Herbert Benson, MD, the Mind Body Medicine Professor of Medicine at Harvard Medical School says humankind has learned how to turn stress off by “breaking the train of everyday thinking”. Of course, it helps that you don’t find wild trout in shitty places, they seem to thrive where cell phones don’t. Benson was really attached to this idea, so I cant claim it as my own, he did some serious work trying to help people understand the stress relief value in fly fishing. “What better example of this than fly fishing,” says Benson, “with the repetitive back-and-forth motion of the rod and line and fly? You’re focusing on where that fly is going to land on the water and that breaks the train of everyday thought.”

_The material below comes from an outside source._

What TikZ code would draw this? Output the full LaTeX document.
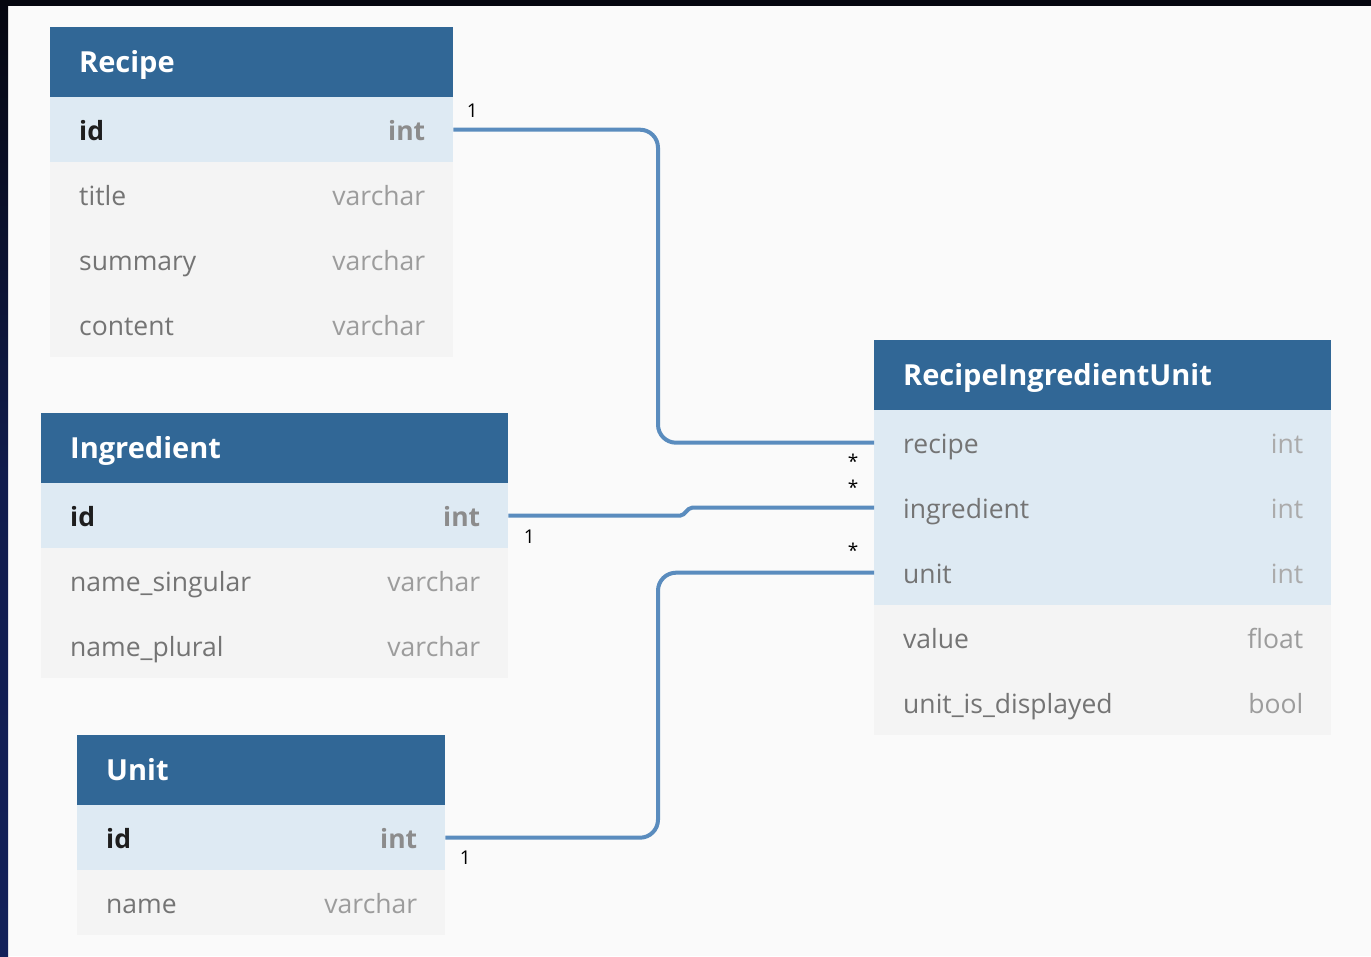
\documentclass[tikz,border=0pt]{standalone}
\usepackage{fontspec}
\setmainfont{Open Sans}
\definecolor{pagebg}{HTML}{FAFAFA}
\definecolor{hdrblue}{HTML}{316796}
\definecolor{keyrowfill}{HTML}{DEEAF3}
\definecolor{plainrowfill}{HTML}{F4F4F4}
\definecolor{linkblue}{HTML}{5A8CBE}
\definecolor{framenavy}{HTML}{13215A}
\definecolor{frameblack}{HTML}{05060F}
\definecolor{keyname}{HTML}{1E1E1E}
\definecolor{keytype}{HTML}{8C8C8C}
\definecolor{fieldname}{HTML}{747474}
\definecolor{fieldtype}{HTML}{9C9C9C}
\definecolor{fktype}{HTML}{ABABAB}

% table header: coloured bar plus its title
\newcommand\tblhead[5]{%
  \node[hdr, minimum width=#4] (#1) at (#2,#3) {};
  \node[hdrtext] (#1-label) at ([xshift=29pt,yshift=-10pt]#1.west) {#5};}
% table row: #1 name, #2 x, #3 y, #4 width, #5 row style,
% #6 field style, #7 type style, #8 field, #9 type
\newcommand\tblrow[9]{%
  \node[tblrowbox, #5, minimum width=#4] (#1) at (#2,#3) {};
  \node[anchor=base west, #6] (#1-name) at ([xshift=29pt,yshift=-10.5pt]#1.west) {#8};
  \node[anchor=base east, #7] (#1-type) at ([xshift=-28pt,yshift=-10.5pt]#1.east) {#9};}

\begin{document}
\begin{tikzpicture}[x=1pt, y=-1pt,
  hdr/.style={rectangle, anchor=north west, inner sep=0pt, minimum height=70pt, fill=hdrblue},
  hdrtext/.style={anchor=base west, inner sep=0pt, text=white,
    font=\fontsize{29}{33}\selectfont\bfseries},
  tblrowbox/.style={rectangle, anchor=north west, inner sep=0pt, minimum height=65pt},
  keyrow/.style={fill=keyrowfill},
  plainrow/.style={fill=plainrowfill},
  txt/.style={inner sep=0pt, font=\fontsize{26.5}{30}\selectfont},
  pkname/.style={txt, text=keyname, font=\fontsize{26.5}{30}\selectfont\bfseries},
  pktype/.style={txt, text=keytype, font=\fontsize{26.5}{30}\selectfont\bfseries},
  fname/.style={txt, text=fieldname},
  ftype/.style={txt, text=fieldtype},
  fkname/.style={txt, text=fieldname},
  fktypestyle/.style={txt, text=fktype},
  link/.style={draw=linkblue, line width=4pt, rounded corners=18pt},
  card/.style={inner sep=0pt, font=\fontsize{19}{22}\selectfont, text=black}]

\useasboundingbox (0,0) rectangle (1371,956);
% page background and dark frame
\fill[pagebg] (0,0) rectangle (1371,956);
\shade[top color=frameblack, bottom color=framenavy, middle color=framenavy!85!black] (0,0) rectangle (8,956);
\fill[frameblack] (0,0) rectangle (1371,6);

% Recipe
\tblhead{recipe}{50}{27}{403}{Recipe}
\tblrow{recipe-id}{50}{97}{403}{keyrow}{pkname}{pktype}{id}{int}
\tblrow{recipe-title}{50}{162}{403}{plainrow}{fname}{ftype}{title}{varchar}
\tblrow{recipe-summary}{50}{227}{403}{plainrow}{fname}{ftype}{summary}{varchar}
\tblrow{recipe-content}{50}{292}{403}{plainrow}{fname}{ftype}{content}{varchar}

% Ingredient
\tblhead{ing}{41}{413}{467}{Ingredient}
\tblrow{ing-id}{41}{483}{467}{keyrow}{pkname}{pktype}{id}{int}
\tblrow{ing-sing}{41}{548}{467}{plainrow}{fname}{ftype}{name\_singular}{varchar}
\tblrow{ing-plur}{41}{613}{467}{plainrow}{fname}{ftype}{name\_plural}{varchar}

% Unit
\tblhead{unit}{77}{735}{368}{Unit}
\tblrow{unit-id}{77}{805}{368}{keyrow}{pkname}{pktype}{id}{int}
\tblrow{unit-name}{77}{870}{368}{plainrow}{fname}{ftype}{name}{varchar}

% RecipeIngredientUnit
\tblhead{riu}{874}{340}{457}{RecipeIngredientUnit}
\tblrow{riu-recipe}{874}{410}{457}{keyrow}{fkname}{fktypestyle}{recipe}{int}
\tblrow{riu-ing}{874}{475}{457}{keyrow}{fkname}{fktypestyle}{ingredient}{int}
\tblrow{riu-unit}{874}{540}{457}{keyrow}{fkname}{fktypestyle}{unit}{int}
\tblrow{riu-value}{874}{605}{457}{plainrow}{fname}{ftype}{value}{float}
\tblrow{riu-shown}{874}{670}{457}{plainrow}{fname}{ftype}{unit\_is\_displayed}{bool}

% relations
\coordinate (busx) at (658,0);
\coordinate (jogA) at (682,0);
\coordinate (jogB) at (690,0);
\draw[link] (recipe-id.east) -- (recipe-id.east -| busx) -- (riu-recipe.west -| busx) -- (riu-recipe.west);
\draw[link, rounded corners=2pt] (ing-id.east) -- (ing-id.east -| jogA) -- (riu-ing.west -| jogB) -- (riu-ing.west);
\draw[link] (unit-id.east) -- (unit-id.east -| busx) -- (riu-unit.west -| busx) -- (riu-unit.west);

% cardinalities
\node[card] (c1) at ([xshift=19pt,yshift=18.5pt]recipe-id.east) {1};
\node[card] (c2) at ([xshift=21pt,yshift=-21.5pt]ing-id.east) {1};
\node[card] (c3) at ([xshift=20pt,yshift=-20.5pt]unit-id.east) {1};
\node[card] (m1) at ([xshift=-21pt,yshift=-18.5pt]riu-recipe.west) {*};
\node[card] (m2) at ([xshift=-21pt,yshift=20.5pt]riu-ing.west) {*};
\node[card] (m3) at ([xshift=-21pt,yshift=22.5pt]riu-unit.west) {*};
\end{tikzpicture}
\end{document}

To me, the beauty in fly fishing is in its variables. Robert Pirsig said, “For every solution there is an infinity of hypothesis.” I think of this quote every time I go fishing. Start with the solution and work backwards. Where are the fish, are they feeding, what are they feeding on, what is depth, how do I present it, hows my cast, mends, and timing? What am I doing right? What am I doing wrong? Where is my shadow, how are water temps? Knots, more knots, tying, untying, knots. Have I covered ground? Should I look under a rock and try to identify bugs like they do on YouTube? What is around that bend? I should throw a streamer. Is that a rise? See what I mean here? There is no time to lose yourself in the daily thought, the fish doesn’t care how much money you have in your account, and for the first time in a long time, neither do you. Fly Fishing and its many variables do a magnificent job of saving us from ourselves. Fish can’t vote.
Beginners worry not, the less answers you have for these variables, the more time you will spend “breaking the train of everyday thought”. You might not catch as many fish, and it may become frustrating but I can promise you’re managing stress, you are scientifically giving yourself some relief from 2020 and at this rate, possibly 2021. So, for all you anxious balls of stress, meandering through 2020 wondering what the prescription is for a wonderful 2021, head over to your local fly shop (Shout out to Trouts Fly Fishing in Denver) speak with the pharmacist about conditions, and work your way on to the water. It is time to heal and take control.